In some parts of South India, a traditional drink called pathaneer is obtained from fermenting sap of palms and coconut trees. A common source is tapping of unopened spadices of coconut. It is a refreshing drink, which on boiling produces jaggery or palm sugar. When pathaneer is lef undisturbed for few hours it gets fermented to form toddy with the help of naturally occurring yeast, to form a beverage that contains 4 percent alcohol. After 24 hours toddy becomes unpalatable and is used for the production of vinegar.

Saccharomyces cerevisiae is the major producer of ethanol (C2H5OH). It is used for industrial, laboratory and fuel purposes. So ethanol is referred to as industrial alcohol. Bacteria such as Zymomonas mobilis and Sarcina ventriculi are also involved in ethanol production. The principal substrates for the commercial production of industrial alcohol include molasses or corn, potatoes and wood wastes.

The process of ethanol production starts by milling a feed stock followed by the addition of dilute or fungal amylase (enzyme) from Aspergillus to break down the starch into fermentable sugars. Yeast is then added to convert the sugars to ethanol which is then distilled of to obtain ethanol which is upto 96 percent in concentration. The two most common type of biofuels in use today are ethanol and biodiesel, both of them represent the first generation of biofuel technology. Ethanol is often used as a fuel, mainly as a biofuel additive for gasoline.

Chemicals, enzymes and other bioactive molecules

Microbes are not only used for commercial and industrial production of alcohol, but also used for production of chemicals like organic acids and enzymes. Examples of organic acid producers are Aspergillus niger for citric acid, Acetobacter aceti for acetic acid, Rhizopus oryzae for fumaric acid, Clostridium butyricum for butyric acid and Lactobacillus for lactic acid.

Yeast (Saccharomyces cerevisiae) and bacteria are used for commercial production of enzymes. Lipases are used in detergent formulations and are used for removing oily stains from the laundry. Bottled juices are clarified by the use ofpectinase, protease and cellulase. Rennet can also be used to separate milk into solid curds for cheese making.

Streptokinase produced by the bacterium Streptococcus and genetically engineered Streptococci are used as “clot buster” for removing clots from the blood vessels of patients who have undergone myocardial infarction.

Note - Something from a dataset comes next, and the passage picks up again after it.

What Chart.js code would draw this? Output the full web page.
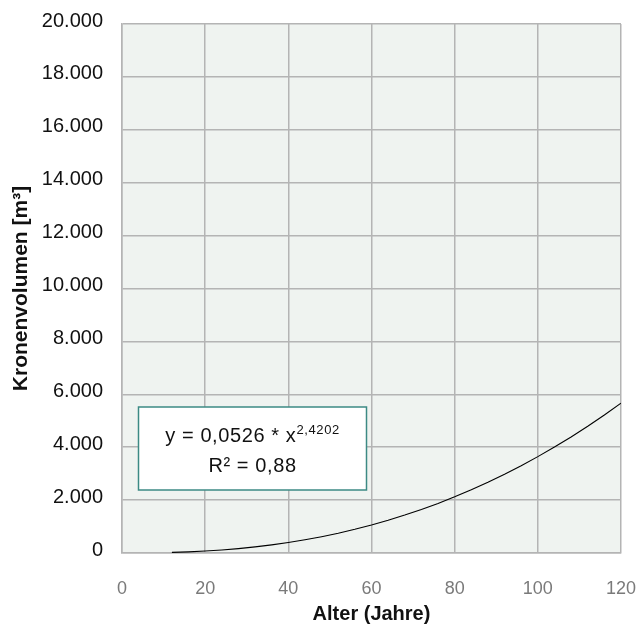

Cyclosporin A, an immunosuppressant used in organ transplantation is produced from the fungus Trichoderma polysporum. It is also used for its anti-inflammatory, antifungal and anti-parasitic properties. Statins produced by the yeast Monascus purpureus have been used to lower blood cholesterol levels. It acts by competitively inhibiting the enzyme responsible for the synthesis of cholesterol. Recombinant human insulin has been produced predominantly using E. coli and Saccharomyces cerevisiae for therapeutic use in human.